→ **Exercise prompt**:
Your task is to copy every record exactly.

→ **Entries with chart source code**:
◆ ◆ ◆

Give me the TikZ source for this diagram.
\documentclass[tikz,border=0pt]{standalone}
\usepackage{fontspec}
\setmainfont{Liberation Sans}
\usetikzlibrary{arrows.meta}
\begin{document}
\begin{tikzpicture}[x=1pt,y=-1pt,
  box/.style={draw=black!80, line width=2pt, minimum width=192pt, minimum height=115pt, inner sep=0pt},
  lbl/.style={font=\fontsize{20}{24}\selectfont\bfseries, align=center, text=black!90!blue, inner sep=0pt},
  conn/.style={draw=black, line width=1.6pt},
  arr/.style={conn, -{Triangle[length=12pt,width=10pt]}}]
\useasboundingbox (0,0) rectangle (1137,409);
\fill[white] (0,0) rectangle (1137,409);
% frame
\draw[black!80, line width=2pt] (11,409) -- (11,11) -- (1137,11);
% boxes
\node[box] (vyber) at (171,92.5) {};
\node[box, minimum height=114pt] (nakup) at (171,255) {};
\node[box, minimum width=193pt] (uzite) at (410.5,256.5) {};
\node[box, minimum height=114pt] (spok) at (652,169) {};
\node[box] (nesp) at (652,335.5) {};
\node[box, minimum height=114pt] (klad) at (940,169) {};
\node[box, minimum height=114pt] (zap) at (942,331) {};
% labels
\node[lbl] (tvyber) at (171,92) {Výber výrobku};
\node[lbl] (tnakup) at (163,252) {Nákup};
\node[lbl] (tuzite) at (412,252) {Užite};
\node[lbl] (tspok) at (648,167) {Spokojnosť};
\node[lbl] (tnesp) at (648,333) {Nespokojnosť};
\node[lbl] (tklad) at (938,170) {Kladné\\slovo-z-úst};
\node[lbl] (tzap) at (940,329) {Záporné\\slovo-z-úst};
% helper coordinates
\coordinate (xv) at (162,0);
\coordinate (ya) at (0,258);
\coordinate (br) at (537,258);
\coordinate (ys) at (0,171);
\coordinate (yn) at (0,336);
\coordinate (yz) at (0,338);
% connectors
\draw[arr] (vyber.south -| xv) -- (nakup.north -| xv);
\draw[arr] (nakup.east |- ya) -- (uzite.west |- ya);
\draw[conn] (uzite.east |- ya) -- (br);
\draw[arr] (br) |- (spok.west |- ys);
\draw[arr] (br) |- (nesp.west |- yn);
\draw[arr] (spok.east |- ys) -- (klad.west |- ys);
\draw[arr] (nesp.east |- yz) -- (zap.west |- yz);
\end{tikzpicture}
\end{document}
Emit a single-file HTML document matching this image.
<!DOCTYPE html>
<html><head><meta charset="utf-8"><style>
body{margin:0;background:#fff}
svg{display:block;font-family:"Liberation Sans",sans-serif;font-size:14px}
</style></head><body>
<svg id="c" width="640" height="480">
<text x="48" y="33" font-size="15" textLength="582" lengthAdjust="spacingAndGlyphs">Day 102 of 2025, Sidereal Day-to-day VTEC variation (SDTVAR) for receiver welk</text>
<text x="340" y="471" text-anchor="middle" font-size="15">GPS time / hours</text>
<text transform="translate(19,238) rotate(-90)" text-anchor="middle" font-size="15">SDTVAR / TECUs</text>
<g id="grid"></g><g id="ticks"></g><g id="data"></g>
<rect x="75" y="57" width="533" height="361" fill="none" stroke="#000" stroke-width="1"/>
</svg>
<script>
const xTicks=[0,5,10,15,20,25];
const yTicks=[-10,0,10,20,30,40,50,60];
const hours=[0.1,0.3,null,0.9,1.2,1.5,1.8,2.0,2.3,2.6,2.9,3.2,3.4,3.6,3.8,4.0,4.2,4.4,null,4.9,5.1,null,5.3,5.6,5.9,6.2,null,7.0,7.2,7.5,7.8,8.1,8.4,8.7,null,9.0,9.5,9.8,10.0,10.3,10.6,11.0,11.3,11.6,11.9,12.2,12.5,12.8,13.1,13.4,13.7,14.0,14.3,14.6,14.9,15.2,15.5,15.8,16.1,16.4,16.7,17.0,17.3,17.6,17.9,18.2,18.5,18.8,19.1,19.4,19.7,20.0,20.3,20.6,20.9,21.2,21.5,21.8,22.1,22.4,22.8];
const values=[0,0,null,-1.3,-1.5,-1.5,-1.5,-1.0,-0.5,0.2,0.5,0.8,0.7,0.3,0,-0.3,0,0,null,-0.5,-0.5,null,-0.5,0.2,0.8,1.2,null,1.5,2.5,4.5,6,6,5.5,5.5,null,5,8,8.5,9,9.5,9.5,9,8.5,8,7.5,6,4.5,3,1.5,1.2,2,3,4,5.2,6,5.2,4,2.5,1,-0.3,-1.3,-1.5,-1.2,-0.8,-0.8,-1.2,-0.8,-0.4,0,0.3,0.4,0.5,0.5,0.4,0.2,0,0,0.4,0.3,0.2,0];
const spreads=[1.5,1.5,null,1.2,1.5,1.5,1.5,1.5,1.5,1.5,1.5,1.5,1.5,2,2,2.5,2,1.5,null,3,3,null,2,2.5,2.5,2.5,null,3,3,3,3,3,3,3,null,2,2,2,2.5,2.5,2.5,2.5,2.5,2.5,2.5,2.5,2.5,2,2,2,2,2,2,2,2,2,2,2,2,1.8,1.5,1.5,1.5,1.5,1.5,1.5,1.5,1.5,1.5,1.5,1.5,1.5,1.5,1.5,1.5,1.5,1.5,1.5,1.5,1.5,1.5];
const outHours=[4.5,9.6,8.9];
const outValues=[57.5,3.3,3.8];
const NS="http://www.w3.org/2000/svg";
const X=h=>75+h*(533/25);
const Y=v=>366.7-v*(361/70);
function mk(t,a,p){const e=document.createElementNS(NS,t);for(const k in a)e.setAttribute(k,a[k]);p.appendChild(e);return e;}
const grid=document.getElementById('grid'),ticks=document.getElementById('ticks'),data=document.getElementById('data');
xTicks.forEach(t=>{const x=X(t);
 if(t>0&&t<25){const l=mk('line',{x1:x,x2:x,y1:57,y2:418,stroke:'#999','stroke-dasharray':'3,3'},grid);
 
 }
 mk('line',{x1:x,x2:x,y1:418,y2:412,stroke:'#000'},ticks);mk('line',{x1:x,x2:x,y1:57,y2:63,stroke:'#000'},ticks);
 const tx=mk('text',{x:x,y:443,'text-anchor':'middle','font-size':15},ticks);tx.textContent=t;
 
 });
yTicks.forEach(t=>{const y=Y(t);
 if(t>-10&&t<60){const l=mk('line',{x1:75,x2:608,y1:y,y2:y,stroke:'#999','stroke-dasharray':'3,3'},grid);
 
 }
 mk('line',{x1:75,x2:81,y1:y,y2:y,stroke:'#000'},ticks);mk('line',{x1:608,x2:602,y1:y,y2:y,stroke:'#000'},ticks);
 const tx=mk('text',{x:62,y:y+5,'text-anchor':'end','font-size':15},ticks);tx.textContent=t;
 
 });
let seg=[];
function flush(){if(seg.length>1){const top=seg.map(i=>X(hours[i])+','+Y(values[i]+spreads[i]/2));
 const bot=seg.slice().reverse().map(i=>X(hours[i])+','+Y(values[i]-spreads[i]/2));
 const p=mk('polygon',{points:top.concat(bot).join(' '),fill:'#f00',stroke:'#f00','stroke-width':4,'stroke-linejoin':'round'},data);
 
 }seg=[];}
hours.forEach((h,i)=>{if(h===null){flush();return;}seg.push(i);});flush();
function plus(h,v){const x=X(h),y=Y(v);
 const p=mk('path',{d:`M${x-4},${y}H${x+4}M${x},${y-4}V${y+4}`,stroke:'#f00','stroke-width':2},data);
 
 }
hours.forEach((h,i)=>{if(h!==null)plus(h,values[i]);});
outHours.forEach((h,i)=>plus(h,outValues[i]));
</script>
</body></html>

◆ ◆ ◆

→ **Answer**:
Give me the TikZ source for this diagram.
\documentclass[tikz,border=0pt]{standalone}
\usepackage{fontspec}
\setmainfont{Liberation Sans}
\usetikzlibrary{arrows.meta}
\begin{document}
\begin{tikzpicture}[x=1pt,y=-1pt,
  box/.style={draw=black!80, line width=2pt, minimum width=192pt, minimum height=115pt, inner sep=0pt},
  lbl/.style={font=\fontsize{20}{24}\selectfont\bfseries, align=center, text=black!90!blue, inner sep=0pt},
  conn/.style={draw=black, line width=1.6pt},
  arr/.style={conn, -{Triangle[length=12pt,width=10pt]}}]
\useasboundingbox (0,0) rectangle (1137,409);
\fill[white] (0,0) rectangle (1137,409);
% frame
\draw[black!80, line width=2pt] (11,409) -- (11,11) -- (1137,11);
% boxes
\node[box] (vyber) at (171,92.5) {};
\node[box, minimum height=114pt] (nakup) at (171,255) {};
\node[box, minimum width=193pt] (uzite) at (410.5,256.5) {};
\node[box, minimum height=114pt] (spok) at (652,169) {};
\node[box] (nesp) at (652,335.5) {};
\node[box, minimum height=114pt] (klad) at (940,169) {};
\node[box, minimum height=114pt] (zap) at (942,331) {};
% labels
\node[lbl] (tvyber) at (171,92) {Výber výrobku};
\node[lbl] (tnakup) at (163,252) {Nákup};
\node[lbl] (tuzite) at (412,252) {Užite};
\node[lbl] (tspok) at (648,167) {Spokojnosť};
\node[lbl] (tnesp) at (648,333) {Nespokojnosť};
\node[lbl] (tklad) at (938,170) {Kladné\\slovo-z-úst};
\node[lbl] (tzap) at (940,329) {Záporné\\slovo-z-úst};
% helper coordinates
\coordinate (xv) at (162,0);
\coordinate (ya) at (0,258);
\coordinate (br) at (537,258);
\coordinate (ys) at (0,171);
\coordinate (yn) at (0,336);
\coordinate (yz) at (0,338);
% connectors
\draw[arr] (vyber.south -| xv) -- (nakup.north -| xv);
\draw[arr] (nakup.east |- ya) -- (uzite.west |- ya);
\draw[conn] (uzite.east |- ya) -- (br);
\draw[arr] (br) |- (spok.west |- ys);
\draw[arr] (br) |- (nesp.west |- yn);
\draw[arr] (spok.east |- ys) -- (klad.west |- ys);
\draw[arr] (nesp.east |- yz) -- (zap.west |- yz);
\end{tikzpicture}
\end{document}
Emit a single-file HTML document matching this image.
<!DOCTYPE html>
<html><head><meta charset="utf-8"><style>
body{margin:0;background:#fff}
svg{display:block;font-family:"Liberation Sans",sans-serif;font-size:14px}
</style></head><body>
<svg id="c" width="640" height="480">
<text x="48" y="33" font-size="15" textLength="582" lengthAdjust="spacingAndGlyphs">Day 102 of 2025, Sidereal Day-to-day VTEC variation (SDTVAR) for receiver welk</text>
<text x="340" y="471" text-anchor="middle" font-size="15">GPS time / hours</text>
<text transform="translate(19,238) rotate(-90)" text-anchor="middle" font-size="15">SDTVAR / TECUs</text>
<g id="grid"></g><g id="ticks"></g><g id="data"></g>
<rect x="75" y="57" width="533" height="361" fill="none" stroke="#000" stroke-width="1"/>
</svg>
<script>
const xTicks=[0,5,10,15,20,25];
const yTicks=[-10,0,10,20,30,40,50,60];
const hours=[0.1,0.3,null,0.9,1.2,1.5,1.8,2.0,2.3,2.6,2.9,3.2,3.4,3.6,3.8,4.0,4.2,4.4,null,4.9,5.1,null,5.3,5.6,5.9,6.2,null,7.0,7.2,7.5,7.8,8.1,8.4,8.7,null,9.0,9.5,9.8,10.0,10.3,10.6,11.0,11.3,11.6,11.9,12.2,12.5,12.8,13.1,13.4,13.7,14.0,14.3,14.6,14.9,15.2,15.5,15.8,16.1,16.4,16.7,17.0,17.3,17.6,17.9,18.2,18.5,18.8,19.1,19.4,19.7,20.0,20.3,20.6,20.9,21.2,21.5,21.8,22.1,22.4,22.8];
const values=[0,0,null,-1.3,-1.5,-1.5,-1.5,-1.0,-0.5,0.2,0.5,0.8,0.7,0.3,0,-0.3,0,0,null,-0.5,-0.5,null,-0.5,0.2,0.8,1.2,null,1.5,2.5,4.5,6,6,5.5,5.5,null,5,8,8.5,9,9.5,9.5,9,8.5,8,7.5,6,4.5,3,1.5,1.2,2,3,4,5.2,6,5.2,4,2.5,1,-0.3,-1.3,-1.5,-1.2,-0.8,-0.8,-1.2,-0.8,-0.4,0,0.3,0.4,0.5,0.5,0.4,0.2,0,0,0.4,0.3,0.2,0];
const spreads=[1.5,1.5,null,1.2,1.5,1.5,1.5,1.5,1.5,1.5,1.5,1.5,1.5,2,2,2.5,2,1.5,null,3,3,null,2,2.5,2.5,2.5,null,3,3,3,3,3,3,3,null,2,2,2,2.5,2.5,2.5,2.5,2.5,2.5,2.5,2.5,2.5,2,2,2,2,2,2,2,2,2,2,2,2,1.8,1.5,1.5,1.5,1.5,1.5,1.5,1.5,1.5,1.5,1.5,1.5,1.5,1.5,1.5,1.5,1.5,1.5,1.5,1.5,1.5,1.5];
const outHours=[4.5,9.6,8.9];
const outValues=[57.5,3.3,3.8];
const NS="http://www.w3.org/2000/svg";
const X=h=>75+h*(533/25);
const Y=v=>366.7-v*(361/70);
function mk(t,a,p){const e=document.createElementNS(NS,t);for(const k in a)e.setAttribute(k,a[k]);p.appendChild(e);return e;}
const grid=document.getElementById('grid'),ticks=document.getElementById('ticks'),data=document.getElementById('data');
xTicks.forEach(t=>{const x=X(t);
 if(t>0&&t<25){const l=mk('line',{x1:x,x2:x,y1:57,y2:418,stroke:'#999','stroke-dasharray':'3,3'},grid);
 
 }
 mk('line',{x1:x,x2:x,y1:418,y2:412,stroke:'#000'},ticks);mk('line',{x1:x,x2:x,y1:57,y2:63,stroke:'#000'},ticks);
 const tx=mk('text',{x:x,y:443,'text-anchor':'middle','font-size':15},ticks);tx.textContent=t;
 
 });
yTicks.forEach(t=>{const y=Y(t);
 if(t>-10&&t<60){const l=mk('line',{x1:75,x2:608,y1:y,y2:y,stroke:'#999','stroke-dasharray':'3,3'},grid);
 
 }
 mk('line',{x1:75,x2:81,y1:y,y2:y,stroke:'#000'},ticks);mk('line',{x1:608,x2:602,y1:y,y2:y,stroke:'#000'},ticks);
 const tx=mk('text',{x:62,y:y+5,'text-anchor':'end','font-size':15},ticks);tx.textContent=t;
 
 });
let seg=[];
function flush(){if(seg.length>1){const top=seg.map(i=>X(hours[i])+','+Y(values[i]+spreads[i]/2));
 const bot=seg.slice().reverse().map(i=>X(hours[i])+','+Y(values[i]-spreads[i]/2));
 const p=mk('polygon',{points:top.concat(bot).join(' '),fill:'#f00',stroke:'#f00','stroke-width':4,'stroke-linejoin':'round'},data);
 
 }seg=[];}
hours.forEach((h,i)=>{if(h===null){flush();return;}seg.push(i);});flush();
function plus(h,v){const x=X(h),y=Y(v);
 const p=mk('path',{d:`M${x-4},${y}H${x+4}M${x},${y-4}V${y+4}`,stroke:'#f00','stroke-width':2},data);
 
 }
hours.forEach((h,i)=>{if(h!==null)plus(h,values[i]);});
outHours.forEach((h,i)=>plus(h,outValues[i]));
</script>
</body></html>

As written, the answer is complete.